Write out the material exactly, without any of its pictures.

# # # # #

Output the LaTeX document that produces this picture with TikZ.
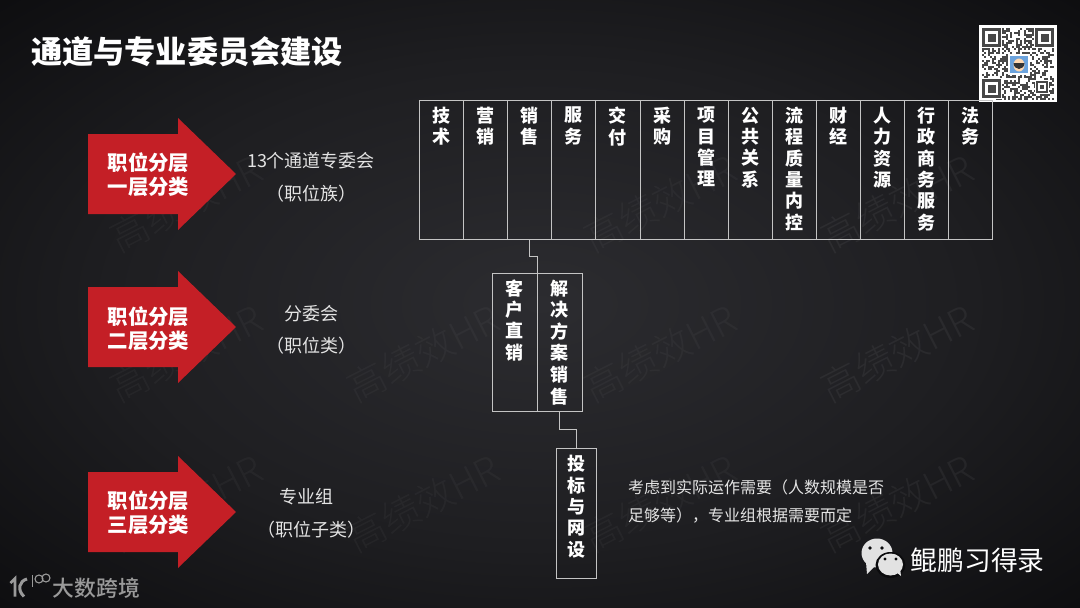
\documentclass[tikz,border=0pt]{standalone}
\usepackage{fontspec}
\setmainfont{Noto Sans CJK SC}
\newfontfamily\wmfont{Noto Sans CJK SC Light}
\newfontfamily\medfont{Noto Sans CJK SC Medium}
\usetikzlibrary{calc}
\definecolor{bgmid}{HTML}{2C2C30}
\definecolor{bgmid2}{HTML}{1E1E21}
\definecolor{bgedge}{HTML}{0B0B0D}
\definecolor{redarrow}{HTML}{C41F26}
\definecolor{boxline}{HTML}{C4C4C4}
\definecolor{labelgray}{HTML}{E4E4E4}
\definecolor{logogray}{HTML}{9A9A9A}
\definecolor{iconwhite}{HTML}{E2E2E2}
\pgfdeclareradialshading{bgglow}{\pgfpoint{0bp}{0bp}}{color(0bp)=(bgmid); color(20bp)=(bgmid2); color(38bp)=(bgedge); color(100bp)=(bgedge)}
\tikzset{
  cellbox/.style={draw=boxline,line width=1pt,minimum height=139pt,minimum width=44.1pt,inner sep=0pt,outer sep=0pt,anchor=north west},
  celltext/.style={text=white,font=\bfseries\fontsize{18}{21.3}\selectfont,align=center,anchor=north,inner sep=0pt},
  wire/.style={draw=boxline,line width=1pt},
  arrowtext/.style={text=white,font=\bfseries\fontsize{20.4}{24.5}\selectfont,align=center,inner sep=0pt},
  sidetext/.style={text=labelgray,font=\fontsize{18}{20}\selectfont,inner sep=0pt},
  notetext/.style={text=labelgray,font=\fontsize{16}{20}\selectfont,inner sep=0pt,anchor=west},
  watermark/.style={text=white,text opacity=#1,font=\wmfont\fontsize{38}{42}\selectfont,rotate=27,inner sep=0pt},
  watermark/.default=0.035,
}
\newcommand{\redshape}[1]{%
  \fill[redarrow] (88,#1-40) -- (178,#1-40) -- (178,#1-56) -- (236,#1) -- (178,#1+56) -- (178,#1+40) -- (88,#1+40) -- cycle;
}
\begin{document}
\begin{tikzpicture}[x=1pt,y=-1pt]
\useasboundingbox (0,0) rectangle (1080,608);
\shade[shading=bgglow] (0,0) rectangle (1080,608);

% watermarks
\foreach \x/\y in {186/203,186/353,186/503,423/353,423/503,660/203,660/353,660/503}
  \node[watermark] at (\x,\y) {高绩效HR};
\foreach \y in {203,353,503}
  \node[watermark=0.05] at (897,\y) {高绩效HR};

\node[text=white,font=\bfseries\fontsize{31.2}{36}\selectfont,anchor=west,inner sep=0pt] (title) at (31,52) {通道与专业委员会建设};

% QR
\fill[white] (979,25) rectangle (1057,102);
\pgfmathsetseed{4217}
\foreach \i in {0,...,35} \foreach \j in {0,...,35} {
  \pgfmathrandominteger{\r}{0}{99}
  \ifnum\r<48
    \fill[black!72] ({982+2*\i},{28+2*\j}) rectangle ++(2,2);
  \fi
}
\foreach \x/\y in {981/27,1034/27,981/78} {
  \fill[white] (\x,\y) rectangle ++(21,21);
  \fill[black!72] (\x+1,\y+1) rectangle ++(19,19);
  \fill[white] (\x+4,\y+4) rectangle ++(13,13);
  \fill[black!72] (\x+6.5,\y+6.5) rectangle ++(8,8);
}
\fill[white] (1035,80) rectangle ++(14,14);
\fill[black!72] (1036,81) rectangle ++(12,12);
\fill[white] (1038,83) rectangle ++(8,8);
\fill[black!72] (1040,85) rectangle ++(4,4);
\fill[white] (1008,54) rectangle ++(22,21);
\fill[cyan!60!blue!60] (1010,56) rectangle ++(18,17);
\fill[orange!30!white] (1019,65) ellipse (5.5 and 6.5);
\fill[black!80] (1013.5,63) arc[start angle=180,end angle=0,x radius=5.5,y radius=6] -- cycle;
\fill[black!80] (1015,64) rectangle ++(3,1.2) (1020,64) rectangle ++(3,1.2);

% top row
\foreach \n/\t [count=\k from 0] in {a/技\\术,b/营\\销,c/销\\售,d/服\\务,e/交\\付,f/采\\购,g/项\\目\\管\\理,h/公\\共\\关\\系,i/流\\程\\质\\量\\内\\控,j/财\\经,l/人\\力\\资\\源,m/行\\政\\商\\务\\服\\务,o/法\\务} {
  \node[cellbox] (\n) at ({419.5+44.1*\k},100) {};
  \node[celltext] (\n t) at ($(\n.north)+(0,7)$) {\t};
}

% second row
\node[cellbox,minimum width=45pt,minimum height=138.3pt] (kehu) at (492.3,273) {};
\node[cellbox,minimum width=45pt,minimum height=138.3pt] (jiejue) at (537.3,273) {};
\node[celltext] (kehut) at ($(kehu.north)+(-0.8,6.5)$) {客\\户\\直\\销};
\node[celltext,font=\bfseries\fontsize{18}{21.6}\selectfont] (jiejuet) at ($(jiejue.north)+(-0.8,6.5)$) {解\\决\\方\\案\\销\\售};

% third row
\node[cellbox,minimum width=40pt,minimum height=130pt] (tou) at (556.7,448.3) {};
\node[celltext] (tout) at ($(tou.north)+(0,7)$) {投\\标\\与\\网\\设};

% connectors
\coordinate (m1) at ($(c.south)!0.5!(jiejue.north west)$);
\draw[wire] (c.south) -- (c.south |- m1) -- (jiejue.north west |- m1) -- (jiejue.north west);
\coordinate (m2) at ($(jiejue.south)!0.5!(tou.north)$);
\draw[wire] (jiejue.south) ++(-0.8,0) coordinate (js) -- (js |- m2) -- (tou.north |- m2) -- (tou.north);

% red arrows
\redshape{174}
\redshape{327}
\redshape{512}
\node[arrowtext] (a1) at (148.5,174.5) {职位分层\\一层分类};
\node[arrowtext] (a2) at (148.5,328.5) {职位分层\\二层分类};
\node[arrowtext] (a3) at (148.5,512.5) {职位分层\\三层分类};

% side labels
\node[sidetext] (s1) at (311,161) {13个通道专委会};
\node[sidetext] (s2) at (311,194) {（职位族）};
\node[sidetext] (s3) at (311,314) {分委会};
\node[sidetext] (s4) at (311,346) {（职位类）};
\node[sidetext] (s5) at (306,497) {专业组};
\node[sidetext] (s6) at (311,530) {（职位子类）};
\node[notetext] (n1) at (628,487) {考虑到实际运作需要（人数规模是否};
\node[notetext] (n2) at (628,516) {足够等），专业组根据需要而定};

% wechat
\fill[iconwhite] (877,553) ellipse (15.5 and 14.5);
\fill[iconwhite] (866,562) -- (867,574) -- (875,566) -- cycle;
\fill[bgedge] (890.5,565) ellipse (15 and 13);
\fill[iconwhite] (890.5,564.5) ellipse (12.5 and 11);
\fill[iconwhite] (896,572) -- (901,576) -- (900,568) -- cycle;
\fill[bgedge] (870,548) circle (1.8) (882,548) circle (1.8) (885,559) circle (1.6) (896,559) circle (1.6);
\node[text=white,font=\fontsize{26.8}{30}\selectfont,anchor=west,inner sep=0pt] (brand) at (910.5,560) {鲲鹏习得录};

% bottom-left logo
\draw[logogray,line width=2.6pt] (10.5,583) -- (15,578.5) -- (15,596.5);
\draw[logogray,line width=3pt] (27,579) .. controls (19,581) and (17,590) .. (24,596.5);
\draw[logogray,line width=1.2pt] (32.5,575) -- (32.5,587);
\draw[logogray,line width=1.1pt] (39,579) circle (4) (46,578) circle (4);
\node[text=logogray,font=\medfont\fontsize{21.8}{24}\selectfont,anchor=west,inner sep=0pt] (dashu) at (52.5,588.5) {大数跨境};
\end{tikzpicture}
\end{document}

# # # # #

TASK OUTPUT —
Output the LaTeX document that produces this picture with TikZ.
\documentclass[tikz,border=0pt]{standalone}
\usepackage{fontspec}
\setmainfont{Noto Sans CJK SC}
\newfontfamily\wmfont{Noto Sans CJK SC Light}
\newfontfamily\medfont{Noto Sans CJK SC Medium}
\usetikzlibrary{calc}
\definecolor{bgmid}{HTML}{2C2C30}
\definecolor{bgmid2}{HTML}{1E1E21}
\definecolor{bgedge}{HTML}{0B0B0D}
\definecolor{redarrow}{HTML}{C41F26}
\definecolor{boxline}{HTML}{C4C4C4}
\definecolor{labelgray}{HTML}{E4E4E4}
\definecolor{logogray}{HTML}{9A9A9A}
\definecolor{iconwhite}{HTML}{E2E2E2}
\pgfdeclareradialshading{bgglow}{\pgfpoint{0bp}{0bp}}{color(0bp)=(bgmid); color(20bp)=(bgmid2); color(38bp)=(bgedge); color(100bp)=(bgedge)}
\tikzset{
  cellbox/.style={draw=boxline,line width=1pt,minimum height=139pt,minimum width=44.1pt,inner sep=0pt,outer sep=0pt,anchor=north west},
  celltext/.style={text=white,font=\bfseries\fontsize{18}{21.3}\selectfont,align=center,anchor=north,inner sep=0pt},
  wire/.style={draw=boxline,line width=1pt},
  arrowtext/.style={text=white,font=\bfseries\fontsize{20.4}{24.5}\selectfont,align=center,inner sep=0pt},
  sidetext/.style={text=labelgray,font=\fontsize{18}{20}\selectfont,inner sep=0pt},
  notetext/.style={text=labelgray,font=\fontsize{16}{20}\selectfont,inner sep=0pt,anchor=west},
  watermark/.style={text=white,text opacity=#1,font=\wmfont\fontsize{38}{42}\selectfont,rotate=27,inner sep=0pt},
  watermark/.default=0.035,
}
\newcommand{\redshape}[1]{%
  \fill[redarrow] (88,#1-40) -- (178,#1-40) -- (178,#1-56) -- (236,#1) -- (178,#1+56) -- (178,#1+40) -- (88,#1+40) -- cycle;
}
\begin{document}
\begin{tikzpicture}[x=1pt,y=-1pt]
\useasboundingbox (0,0) rectangle (1080,608);
\shade[shading=bgglow] (0,0) rectangle (1080,608);

% watermarks
\foreach \x/\y in {186/203,186/353,186/503,423/353,423/503,660/203,660/353,660/503}
  \node[watermark] at (\x,\y) {高绩效HR};
\foreach \y in {203,353,503}
  \node[watermark=0.05] at (897,\y) {高绩效HR};

\node[text=white,font=\bfseries\fontsize{31.2}{36}\selectfont,anchor=west,inner sep=0pt] (title) at (31,52) {通道与专业委员会建设};

% QR
\fill[white] (979,25) rectangle (1057,102);
\pgfmathsetseed{4217}
\foreach \i in {0,...,35} \foreach \j in {0,...,35} {
  \pgfmathrandominteger{\r}{0}{99}
  \ifnum\r<48
    \fill[black!72] ({982+2*\i},{28+2*\j}) rectangle ++(2,2);
  \fi
}
\foreach \x/\y in {981/27,1034/27,981/78} {
  \fill[white] (\x,\y) rectangle ++(21,21);
  \fill[black!72] (\x+1,\y+1) rectangle ++(19,19);
  \fill[white] (\x+4,\y+4) rectangle ++(13,13);
  \fill[black!72] (\x+6.5,\y+6.5) rectangle ++(8,8);
}
\fill[white] (1035,80) rectangle ++(14,14);
\fill[black!72] (1036,81) rectangle ++(12,12);
\fill[white] (1038,83) rectangle ++(8,8);
\fill[black!72] (1040,85) rectangle ++(4,4);
\fill[white] (1008,54) rectangle ++(22,21);
\fill[cyan!60!blue!60] (1010,56) rectangle ++(18,17);
\fill[orange!30!white] (1019,65) ellipse (5.5 and 6.5);
\fill[black!80] (1013.5,63) arc[start angle=180,end angle=0,x radius=5.5,y radius=6] -- cycle;
\fill[black!80] (1015,64) rectangle ++(3,1.2) (1020,64) rectangle ++(3,1.2);

% top row
\foreach \n/\t [count=\k from 0] in {a/技\\术,b/营\\销,c/销\\售,d/服\\务,e/交\\付,f/采\\购,g/项\\目\\管\\理,h/公\\共\\关\\系,i/流\\程\\质\\量\\内\\控,j/财\\经,l/人\\力\\资\\源,m/行\\政\\商\\务\\服\\务,o/法\\务} {
  \node[cellbox] (\n) at ({419.5+44.1*\k},100) {};
  \node[celltext] (\n t) at ($(\n.north)+(0,7)$) {\t};
}

% second row
\node[cellbox,minimum width=45pt,minimum height=138.3pt] (kehu) at (492.3,273) {};
\node[cellbox,minimum width=45pt,minimum height=138.3pt] (jiejue) at (537.3,273) {};
\node[celltext] (kehut) at ($(kehu.north)+(-0.8,6.5)$) {客\\户\\直\\销};
\node[celltext,font=\bfseries\fontsize{18}{21.6}\selectfont] (jiejuet) at ($(jiejue.north)+(-0.8,6.5)$) {解\\决\\方\\案\\销\\售};

% third row
\node[cellbox,minimum width=40pt,minimum height=130pt] (tou) at (556.7,448.3) {};
\node[celltext] (tout) at ($(tou.north)+(0,7)$) {投\\标\\与\\网\\设};

% connectors
\coordinate (m1) at ($(c.south)!0.5!(jiejue.north west)$);
\draw[wire] (c.south) -- (c.south |- m1) -- (jiejue.north west |- m1) -- (jiejue.north west);
\coordinate (m2) at ($(jiejue.south)!0.5!(tou.north)$);
\draw[wire] (jiejue.south) ++(-0.8,0) coordinate (js) -- (js |- m2) -- (tou.north |- m2) -- (tou.north);

% red arrows
\redshape{174}
\redshape{327}
\redshape{512}
\node[arrowtext] (a1) at (148.5,174.5) {职位分层\\一层分类};
\node[arrowtext] (a2) at (148.5,328.5) {职位分层\\二层分类};
\node[arrowtext] (a3) at (148.5,512.5) {职位分层\\三层分类};

% side labels
\node[sidetext] (s1) at (311,161) {13个通道专委会};
\node[sidetext] (s2) at (311,194) {（职位族）};
\node[sidetext] (s3) at (311,314) {分委会};
\node[sidetext] (s4) at (311,346) {（职位类）};
\node[sidetext] (s5) at (306,497) {专业组};
\node[sidetext] (s6) at (311,530) {（职位子类）};
\node[notetext] (n1) at (628,487) {考虑到实际运作需要（人数规模是否};
\node[notetext] (n2) at (628,516) {足够等），专业组根据需要而定};

% wechat
\fill[iconwhite] (877,553) ellipse (15.5 and 14.5);
\fill[iconwhite] (866,562) -- (867,574) -- (875,566) -- cycle;
\fill[bgedge] (890.5,565) ellipse (15 and 13);
\fill[iconwhite] (890.5,564.5) ellipse (12.5 and 11);
\fill[iconwhite] (896,572) -- (901,576) -- (900,568) -- cycle;
\fill[bgedge] (870,548) circle (1.8) (882,548) circle (1.8) (885,559) circle (1.6) (896,559) circle (1.6);
\node[text=white,font=\fontsize{26.8}{30}\selectfont,anchor=west,inner sep=0pt] (brand) at (910.5,560) {鲲鹏习得录};

% bottom-left logo
\draw[logogray,line width=2.6pt] (10.5,583) -- (15,578.5) -- (15,596.5);
\draw[logogray,line width=3pt] (27,579) .. controls (19,581) and (17,590) .. (24,596.5);
\draw[logogray,line width=1.2pt] (32.5,575) -- (32.5,587);
\draw[logogray,line width=1.1pt] (39,579) circle (4) (46,578) circle (4);
\node[text=logogray,font=\medfont\fontsize{21.8}{24}\selectfont,anchor=west,inner sep=0pt] (dashu) at (52.5,588.5) {大数跨境};
\end{tikzpicture}
\end{document}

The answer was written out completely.